Welcome to Murder by the Book's blog about what we've read recently. You can find our website at www.mbtb.com.

Friday, May 2, 2008

2008 Edgar Awards

[Jordan is the daughter of our store manager Jean May, and more or less grew up at the store.]
Death Becomes Them at the 2008 Edgar Awards
by Jordan Foster -- Publishers Weekly, 5/1/2008 3:32:00 PM
The 62nd Annual Edgar Awards held in New York last night saluted several of the genre’s stalwarts as well as recognizing an emerging group of talented newcomers. Outgoing Mystery Writers of America president Nelson DeMille passed the torch to the incoming president, Edgar winner Harlan Coben, who opened the evening by praising the wisdom of another of multiple award-winner, Lawrence Block. The original motto of the MWA, said Coben, was “crime doesn’t pay…enough,” but added a tidbit he learned from Block early on his career: “nobody has to fail so that I can succeed.”John Hart took home the Edgar for Best Novel for his sophomore effort, Down River, the story of a man wrongly convicted of murder. Presenter Lee Child quipped that the envelope was difficult to open then hinted it might just be a plot device on his part. “I’m a suspense writer,” Child said, “what do you expect?” The Edgar for Best First Novel By An American Author went to Tana French for In the Woods, whose debut featured a detective in Dublin’s Murder Squad struggling with a childhood trauma. Other winners included Megan Abbott’s Queenpin for Best Paperback Original; Vincent Bugliosi’s Reclaiming History: The Assassination of John F. Kennedy for Best Fact Crime; Susan Straight’s “The Golden Gopher,” part of Los Angeles Noir, for Best Short Story; Tedd Arnold’s Rat Life for Best Young Adult; Tony Gilroy’s Michael Clayton for Best Motion Picture Screenplay; and Matt Nix’s pilot episode of Burn Notice for Best Television Episode Teleplay.With Raven Awards going to the Library of Congress’s Center for the Book in Washington D.C. and Kate Mattes, owner of Kate’s Mystery Books in Boston, the evening also paid tribute to the newest MWA Grand Master, Bill Prozini. In a Star Wars-inspired film introduction, the titles of the prolific Prozini scrolled upwards in familiar yellow script.
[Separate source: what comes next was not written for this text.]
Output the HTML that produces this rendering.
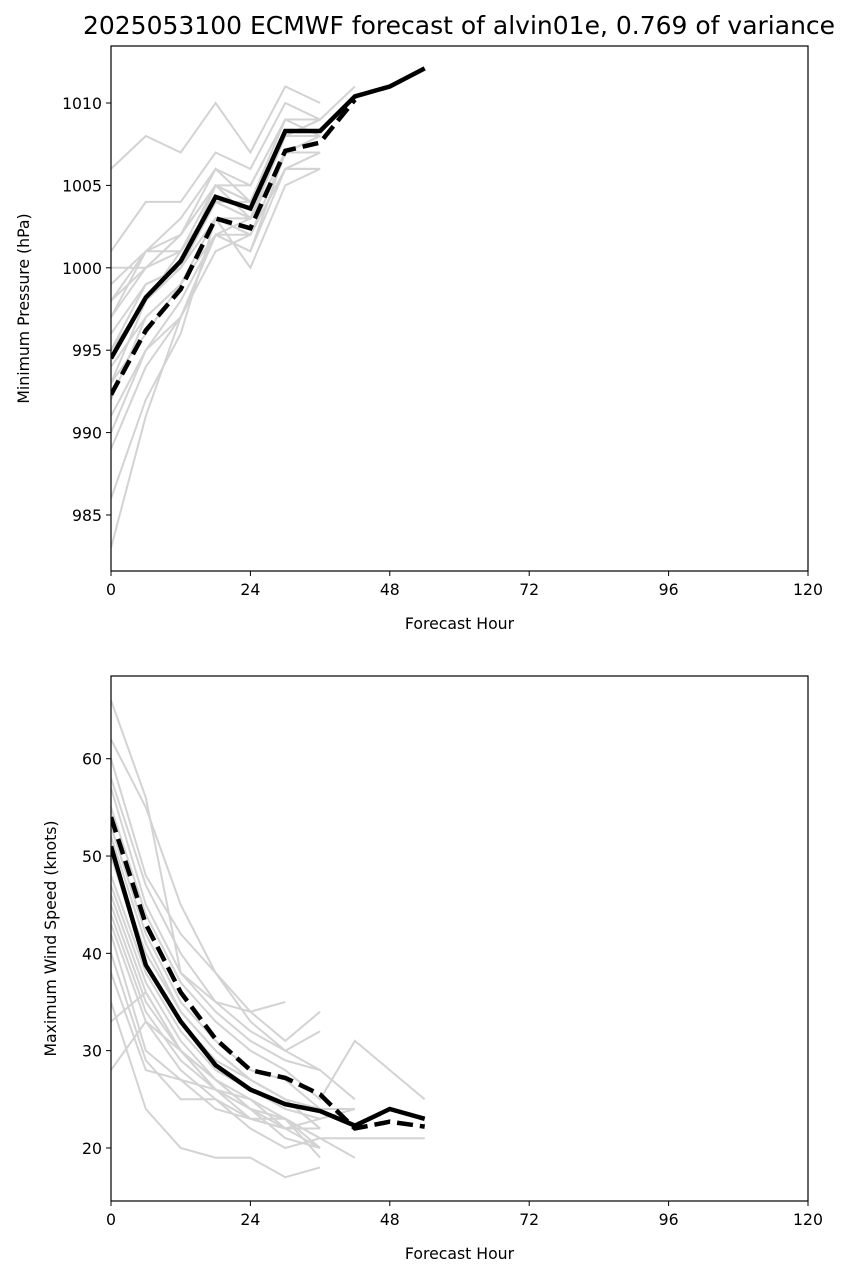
<!DOCTYPE html>
<html><head><meta charset="utf-8"><style>
body{margin:0;background:#fff;}
svg{display:block;font-family:"DejaVu Sans","Liberation Sans",sans-serif;}
</style></head><body>
<svg id="chart" width="851" height="1279" viewBox="0 0 851 1279">
<rect width="851" height="1279" fill="#fff"/>
<text x="459" y="34" font-size="25" text-anchor="middle">2025053100 ECMWF forecast of alvin01e, 0.769 of variance</text>
<g id="top"></g>
<g id="bot"></g>
</svg>
<script>
const hours=[0,6,12,18,24,30,36,42,48,54];
const xTicks=[0,24,48,72,96,120];
const presTicks=[985,990,995,1000,1005,1010];
const windTicks=[20,30,40,50,60];
const presMean=[994.5,998.2,1000.4,1004.3,1003.6,1008.3,1008.3,1010.4,1011,1012.1];
const presDet=[992.3,996.2,998.7,1003,1002.4,1007.1,1007.6,1010.2];
const presMembers=[
[1006,1008,1007,1010,1007,1011,1010],
[1001,1004,1004,1007,1006,1010,1009,1011],
[997,1001,1002,1006,1005,1009,1009],
[1000,1000,1001,1005,1003,1008,1008],
[999,1001,1003,1006,1004,1009,1008],
[998,1000,1002,1005,1004,1008,1008],
[996,999,1000,1004,1003,1007,1007],
[995,998,1001,1004,1004,1008,1009],
[994,997,999,1003,1002,1007,1007],
[993,996,999,1002,1001,1006,1006],
[992,997,999,1003,1000,1005,1006],
[991,995,998,1002,1002,1006,1007],
[990,995,997,1002,1001,1007,1007],
[989,994,997,1001,1002,1006,1006],
[986,992,996,1003,1003,1007,1008],
[983,991,997,1002,1003,1008,1009],
[997,1000,1002,1005,1005,1009,1009],
[995,999,1000,1005,1004,1008,1009],
[998,1001,1001,1004,1003,1007,1008],
[993,998,1000,1003,1002,1006,1007]
];
const windMean=[51,38.8,33,28.5,26,24.5,23.8,22.3,24,23];
const windDet=[54,43,36,31.2,28,27.2,25.5,22,22.7,22.2];
const windMembers=[
[66,56,38,35,34,35],
[62,55,45,38,33,30,28],
[60,48,42,38,34,31,34],
[58,47,40,35,32,30,32],
[57,45,38,34,31,29,28,25],
[55,44,37,33,30,28,25,31,28,25],
[53,42,35,31,28,27,24],
[50,40,34,30,27,25,22],
[48,38,32,28,26,24,23,24],
[47,37,31,27,25,23,21,21,21,21],
[46,36,30,27,24,23,20],
[45,35,30,26,25,22,22],
[44,34,29,26,24,23,19],
[43,33,28,25,23,22,22],
[42,30,27,26,23,23,21,19],
[40,29,25,25,22,20,21],
[38,28,27,24,23,22,20],
[35,24,20,19,19,17,18],
[33,36,30,27,24,22,23],
[28,33,30,26,24,21,20],
[50,39,33,29,27,25,24,24],
[52,41,34,30,27,25,22]
];
const svg=document.getElementById('chart');
const NS='http://www.w3.org/2000/svg';
function mk(tag,attrs,parent){const e=document.createElementNS(NS,tag);for(const k in attrs)e.setAttribute(k,attrs[k]);parent.appendChild(e);return e;}
const X0=111,X1=808;
const xs=h=>X0+(h/120)*(X1-X0);
function panel(g,top,bot,ymin,ymax,yTicks,ylabel,members,mean,det,pfx){
  const ys=v=>bot-(v-ymin)/(ymax-ymin)*(bot-top);
  const clip=mk('clipPath',{id:'c'+pfx},svg);mk('rect',{x:X0,y:top,width:X1-X0,height:bot-top},clip);
  const lines=mk('g',{'clip-path':'url(#c'+pfx+')'},g);
  const path=arr=>arr.map((v,i)=>(i?'L':'M')+xs(hours[i]).toFixed(1)+','+ys(v).toFixed(1)).join('');
  members.forEach((m,i)=>{const p=mk('path',{d:path(m),fill:'none',stroke:'#d3d3d3','stroke-width':2},lines);
    
    });
  const dp=mk('path',{d:path(det),fill:'none',stroke:'#000','stroke-width':4.5,'stroke-dasharray':'16,7'},lines);
  
  
  const mp=mk('path',{d:path(mean),fill:'none',stroke:'#000','stroke-width':4.5},lines);
  
  
  const fr=mk('rect',{x:X0,y:top,width:X1-X0,height:bot-top,fill:'none',stroke:'#000','stroke-width':1.2},g);
  
  
  xTicks.forEach(t=>{mk('line',{x1:xs(t),x2:xs(t),y1:bot,y2:bot+5,stroke:'#000'},g);
    const tx=mk('text',{x:xs(t),y:bot+24,'font-size':15.7,'text-anchor':'middle'},g);tx.textContent=t;
    
    });
  yTicks.forEach(t=>{mk('line',{x1:X0-5,x2:X0,y1:ys(t),y2:ys(t),stroke:'#000'},g);
    const tx=mk('text',{x:X0-9,y:ys(t)+6,'font-size':15.7,'text-anchor':'end'},g);tx.textContent=t;
    
    });
  const xl=mk('text',{x:(X0+X1)/2,y:bot+58,'font-size':15.7,'text-anchor':'middle'},g);xl.textContent='Forecast Hour';
  
  
  const cy=(top+bot)/2;
  const yl=mk('text',{x:0,y:0,'font-size':15.7,'text-anchor':'middle',transform:`translate(${pfx==='pressure'?29:56},${cy}) rotate(-90)`},g);yl.textContent=ylabel;
  
  
}
panel(document.getElementById('top'),46,571,981.6,1013.46,presTicks,'Minimum Pressure (hPa)',presMembers,presMean,presDet,'pressure');
panel(document.getElementById('bot'),676,1201,14.55,68.5,windTicks,'Maximum Wind Speed (knots)',windMembers,windMean,windDet,'wind');
</script>
</body></html>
In his introduction for Pronzini, Lawrence Block amended Coben’s earlier quote by adding that while no one has to fail for him to succeed, “it’s so much more gratifying when they do.” Pronzini, known for his long-running Nameless Detective series, thanked his wife, former Grand Master Marcia Muller, and entertained the crowd with his favorite worst lines in crime fiction.